Netflix Now Tells Users When Their ISPs Are Slow in Web Browser Messages

Verizon calls streamer's move to point out congestion a 'PR stunt'

Netflix has launched a new tool to point out to customers when their broadband providers are failing to deliver enough bandwidth to stream “House of Cards” or “Orange Is the New Black.”

The No. 1 subscription VOD service first started ranking ISPs by the quality of video streaming in early 2011. The Netflix “speed index,” which measures the average bandwidth of a user based on provider, has been part of an ongoing effort to encourage ISPs to install caching servers to improve performance.

Now, Netflix is informing customers who are experiencing buffering delays that their Internet service provider is congested, directly in the browser they’re using to stream video — and it’s naming names.

The development came to light Tuesday, when Vox Media’s Yuri Victor tweeted the image of a Netflix browser message that said, “The Verizon network is crowded right now.”

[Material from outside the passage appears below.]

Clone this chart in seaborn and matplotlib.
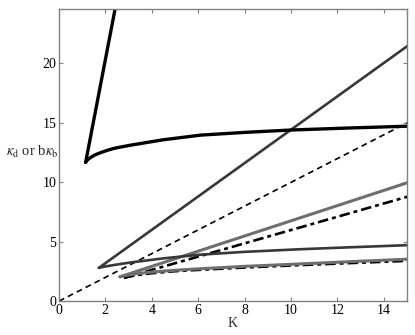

On Twitter, Netflix chief communications officer Jonathan Friedland confirmed that the message was authentic. “We’re always testing new ways to keep members informed,” he tweeted.

Verizon spokesman Alberto Canal, asked for comment, said: “This is a PR stunt. We’re investigating this claim but it seems misleading and could confuse people.”

SEE ALSO: Netflix Remains King of Bandwidth Usage, While YouTube Declines

Netflix consumes around one-third of all downstream Internet traffic during peak periods in North America, and the issues surrounding the delivery of all those bits has flared into public disputes with some big ISPs.

In April, Netflix agreed to pay Verizon to directly connect to the telco’s network, after striking a similar deal with Comcast. That’s not Netflix’s preference: CEO Reed Hastings said the company reluctantly agreed to those agreements, but has advocated a position that content services like Netflix shouldn’t have to pay a “toll” to ISPs to reach broadband users.

With the new browser message, “Netflix is looking to harness the power of its subscriber base to drive its message home to regulators and politicians,” BTIG Research analyst Rich Greenfield wrote in a blog post. “Essentially Netflix is saying, ‘Call Verizon, not us.'”

Netflix is trying to conflate the company’s disputes over paying for direct ISP connections — referred to as “paid peering” in the industry — with net neutrality. ISPs, and the Federal Communications Commission, have said the two issues are separate.

But Netflix has populist fervor on its side. The FCC has proposed new rules for net neutrality, which would allow for commercially “reasonable” deals under which content providers pay ISPs for dedicated bandwidth. One measure of Internet users’ passion about the subject: John Oliver, on HBO’s “Last Week Tonight” this Sunday, urged viewers to register their comments about net neutrality on the FCC’s website — after which the commission’s comments system was knocked offline.